Use of a pipe repair clamp on older steel pipes should be done with caution. Steel pipes corrode from the inside over time, and if a pipe repair clamp is tightened too much, a corroded pipe can be crushed or broken. This would require the length of pipe to be replaced.

Installing a pipe repair clamp

Before installing a pipe repair clamp, the water supply to the pipe must be turned off. This will require turning off the nearest valve. If no nearby valve can be found, the main valve that controls water flow into the home must be turned off.

The pipe must then be drained by opening all faucets supplied by the pipe. When the water is drained, the area around the leak should be cleaned to help provide a smooth surface for the clamp.

When preparation is complete, wrap the flat rubber gasket around the leak and place the two halves of the clamp around the gasket. Place the provided bolts through the slots in each half of the clamp, and thread the nuts onto the bolts.

Tighten the nuts with the adjustable wrench, alternating between each nut in order to ensure the clamp is tightened evenly. 

Pipe repair tape

This material is not truly tape, and only adheres to itself, but is easy to use and requires no tools. Preparation procedures for using pipe repair tape are the same as those used for a clamp.

When the pipe is prepared, you will begin to wrap the tape around the pipe in the area of the leak, stretching it tightly as it is wrapped in several layers around the affected area. It is important to stretch the tape as much as possible, and to overlap layers of tape. 

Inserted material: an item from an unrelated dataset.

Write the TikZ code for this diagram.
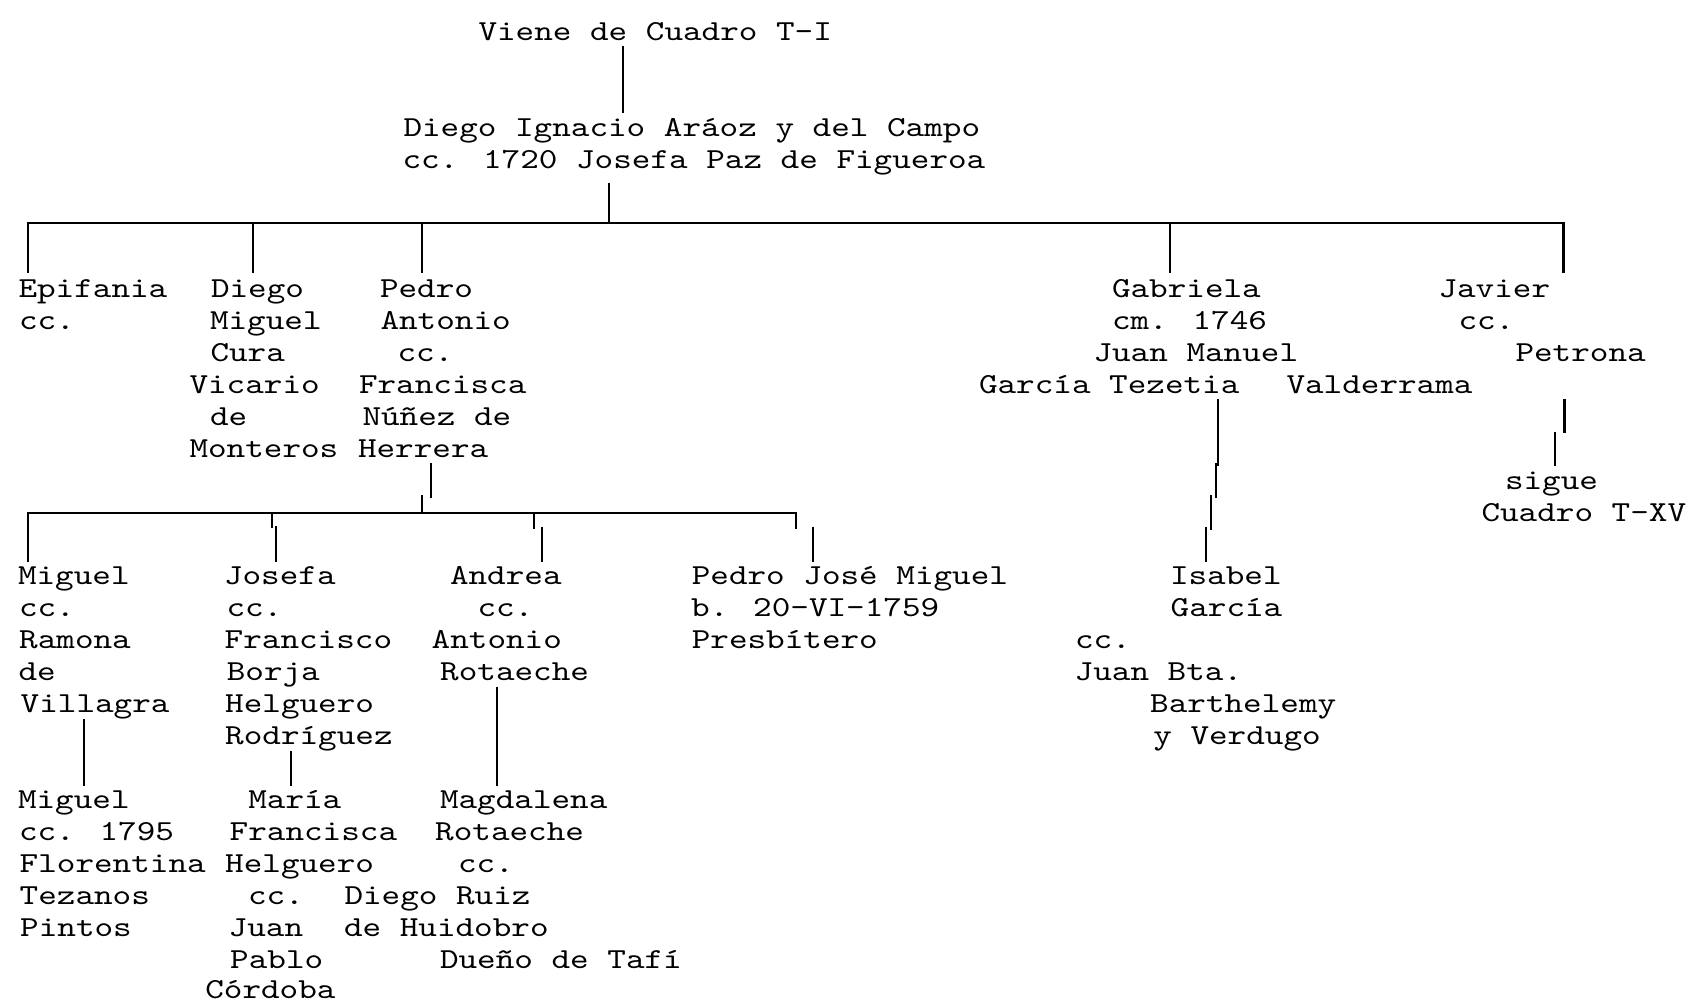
\documentclass[tikz,border=0pt]{standalone}
\usepackage{fontspec}
\newfontfamily\courfont[Extension=.otf, FakeStretch=1.2217]{lmmono10-regular}
\tikzset{
  lbl/.style={anchor=base west, inner sep=0pt, outer sep=0pt, font=\courfont\fontsize{29}{32}\selectfont},
  ln/.style={line width=2.3pt, line cap=butt, line join=miter}
}
\begin{document}
\begin{tikzpicture}[x=1pt,y=-1pt]
\fill[white] (0,0) rectangle (1693,1003);
\useasboundingbox (0,0) rectangle (1693,1003);
% ---------- top ----------
\node[lbl] (viene) at (478.5,40.7) {Viene de Cuadro T-I};
\node[lbl] (dia1) at (403.5,136.7) {Diego Ignacio Aráoz y del Campo};
\node[lbl] (dia2) at (402.5,168.7) {cc. 1720 Josefa Paz de Figueroa};
% ---------- row C ----------
\node[lbl] (epi1) at (18.5,297) {Epifania};
\node[lbl] (epi2) at (19,329) {cc.};
\node[lbl] (dm1) at (211,297) {Diego};
\node[lbl] (dm2) at (210,329) {Miguel};
\node[lbl] (dm3) at (210.5,361) {Cura};
\node[lbl] (dm4) at (189.5,393) {Vicario};
\node[lbl] (dm5) at (210,425) {de};
\node[lbl] (dm6) at (189.5,457) {Monteros};
\node[lbl] (pa1) at (380,297) {Pedro};
\node[lbl] (pa2) at (380.5,329) {Antonio};
\node[lbl] (pa3) at (397.5,361) {cc.};
\node[lbl] (pa4) at (359,393) {Francisca};
\node[lbl] (pa5) at (362.5,425) {Núñez de};
\node[lbl] (pa6) at (358,457) {Herrera};
\node[lbl] (ga1) at (1112,297) {Gabriela};
\node[lbl] (ga2) at (1112,329) {cm. 1746};
\node[lbl] (ga3) at (1093.5,361) {Juan Manuel};
\node[lbl] (ga4) at (979,393) {García Tezetia};
\node[lbl] (ga5) at (1286.5,393) {Valderrama};
\node[lbl] (ja1) at (1438.5,297) {Javier};
\node[lbl] (ja2) at (1458.5,329) {cc.};
\node[lbl] (ja3) at (1515.5,361) {Petrona};
\node[lbl] (sig1) at (1505,489) {sigue};
\node[lbl] (sig2) at (1481.5,521) {Cuadro T-XV};
% ---------- row D ----------
\node[lbl] (mi1) at (18,584) {Miguel};
\node[lbl] (mi2) at (19,616) {cc.};
\node[lbl] (mi3) at (19.2,648) {Ramona};
\node[lbl] (mi4) at (18.5,680) {de};
\node[lbl] (mi5) at (20.7,712) {Villagra};
\node[lbl] (jo1) at (224,584) {Josefa};
\node[lbl] (jo2) at (226.5,616) {cc.};
\node[lbl] (jo3) at (224.7,648) {Francisco};
\node[lbl] (jo4) at (226.8,680) {Borja};
\node[lbl] (jo5) at (225.2,712) {Helguero};
\node[lbl] (jo6) at (225.2,744) {Rodríguez};
\node[lbl] (an1) at (450,584) {Andrea};
\node[lbl] (an2) at (477.5,616) {cc.};
\node[lbl] (an3) at (431.7,648) {Antonio};
\node[lbl] (an4) at (440.2,680) {Rotaeche};
\node[lbl] (pj1) at (691.8,584) {Pedro José Miguel};
\node[lbl] (pj2) at (691.2,616) {b. 20-VI-1759};
\node[lbl] (pj3) at (691.8,648) {Presbítero};
\node[lbl] (is1) at (1170,584) {Isabel};
\node[lbl] (is2) at (1170.7,616) {García};
\node[lbl] (is3) at (1075,648) {cc.};
\node[lbl] (is4) at (1074.7,680) {Juan Bta.};
\node[lbl] (is5) at (1150.2,712) {Barthelemy};
\node[lbl] (is6) at (1153.3,744) {y Verdugo};
% ---------- row E ----------
\node[lbl] (me1) at (18,808) {Miguel};
\node[lbl] (me2) at (19,840) {cc. 1795};
\node[lbl] (me3) at (19.7,872) {Florentina};
\node[lbl] (me4) at (19.7,904) {Tezanos};
\node[lbl] (me5) at (20.2,936) {Pintos};
\node[lbl] (mf1) at (248.3,808) {María};
\node[lbl] (mf2) at (229.7,840) {Francisca};
\node[lbl] (mf3) at (225.2,872) {Helguero};
\node[lbl] (mf4) at (248,904) {cc.};
\node[lbl] (mf5) at (228.7,936) {Juan};
\node[lbl] (mf6) at (230.2,968) {Pablo};
\node[lbl] (mf7) at (205.3,998.3) {Córdoba};
\node[lbl] (mg1) at (440,808) {Magdalena};
\node[lbl] (mg2) at (435.2,840) {Rotaeche};
\node[lbl] (mg3) at (458,872) {cc.};
\node[lbl] (mg4) at (344.5,904) {Diego Ruiz};
\node[lbl] (mg5) at (344,936) {de Huidobro};
\node[lbl] (mg6) at (440,968) {Dueño de Tafí};
% ---------- connector end points ----------
\coordinate (vA) at (622.7,46);    \coordinate (vB) at (622.7,113.3);
\coordinate (pA) at (608.7,182.7); \coordinate (pB) at (608.7,223);
\coordinate (b1L) at (28.3,223);   \coordinate (b1R) at (1563.5,223);
\coordinate (e1) at (28.3,272.7);  \coordinate (e5) at (1563.5,272.7);
\coordinate (d2a) at (253.3,223);  \coordinate (d2b) at (253.3,272.7);
\coordinate (d3a) at (421.7,223);  \coordinate (d3b) at (421.7,272.7);
\coordinate (d4a) at (1170.2,223); \coordinate (d4b) at (1170.2,272.7);
\coordinate (hA) at (431,463);     \coordinate (hB) at (431,498);
\coordinate (hC) at (421.7,495);   \coordinate (hD) at (421.7,513);
\coordinate (b2L) at (28.3,513);   \coordinate (b2R) at (796,513);
\coordinate (f1) at (28.3,561.7);  \coordinate (f4) at (796,529);
\coordinate (jA) at (271.7,513);   \coordinate (jB) at (271.7,528);
\coordinate (jC) at (276,526);     \coordinate (jD) at (276,561.7);
\coordinate (aA) at (534,513);     \coordinate (aB) at (534,529);
\coordinate (aC) at (541.7,526.7); \coordinate (aD) at (541.7,561.7);
\coordinate (qA) at (812.7,526.7); \coordinate (qB) at (812.7,561.7);
\coordinate (g1) at (1218.3,399.3); \coordinate (g2) at (1218.3,466);
\coordinate (g3) at (1215.7,463.3); \coordinate (g4) at (1215.7,497.7);
\coordinate (g5) at (1211,495);     \coordinate (g6) at (1211,530);
\coordinate (g7) at (1206,526.7);   \coordinate (g8) at (1206,562.3);
\coordinate (k1) at (1564.4,399.3); \coordinate (k2) at (1564.4,433.3);
\coordinate (k3) at (1555.2,431.7); \coordinate (k4) at (1555.2,466);
\coordinate (vlA) at (84.3,719.3);  \coordinate (vlB) at (84.3,785.7);
\coordinate (rdA) at (290.7,751);   \coordinate (rdB) at (290.7,785.7);
\coordinate (roA) at (496.7,686.7); \coordinate (roB) at (496.7,785.7);
% ---------- connectors ----------
\draw[ln] (vA) -- (vB);
\draw[ln] (pA) -- (pB);
\draw[ln] (e1) -- (b1L) -- (b1R) -- (e5);
\draw[ln] (d2a) -- (d2b);
\draw[ln] (d3a) -- (d3b);
\draw[ln] (d4a) -- (d4b);
\draw[ln] (hA) -- (hB);
\draw[ln] (hC) -- (hD);
\draw[ln] (f1) -- (b2L) -- (b2R) -- (f4);
\draw[ln] (jA) -- (jB);
\draw[ln] (jC) -- (jD);
\draw[ln] (aA) -- (aB);
\draw[ln] (aC) -- (aD);
\draw[ln] (qA) -- (qB);
\draw[ln] (g1) -- (g2);
\draw[ln] (g3) -- (g4);
\draw[ln] (g5) -- (g6);
\draw[ln] (g7) -- (g8);
\draw[ln] (k1) -- (k2);
\draw[ln] (k3) -- (k4);
\draw[ln] (vlA) -- (vlB);
\draw[ln] (rdA) -- (rdB);
\draw[ln] (roA) -- (roB);
\end{tikzpicture}
\end{document}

The tape will not adhere to the pipe itself, so when the taping is complete, stretch the end as much as possible and press it against the overlapped tape. If the end is not secured completely, the tape will eventually unravel and the bond will be broken.

Epoxy putty

This compound is useful for pinhole leaks, but if it doesn't work, it is difficult to remove to try other methods. It is composed of two materials that, when kneaded together, form a compound that is strong as steel when it sets.

Epoxy putty is usually sold in plastic tubes with capped ends. The two component materials are stored separately in each end of the tube. 

To use epoxy putty, clean and dry the leak area. Break off an equal amount of each of the two components and knead them between your hands until they mix and turn gray. The resulting compound should then be pressed against the leak and allowed to set according to instructions  before water pressure is restored to the pipe.

You should be forewarned that the resulting compound has an unpleasant sulfurous smell that may be difficult to remove from your hands after use. Using gloves is not practical because the compound will stick to them and will not mix properly.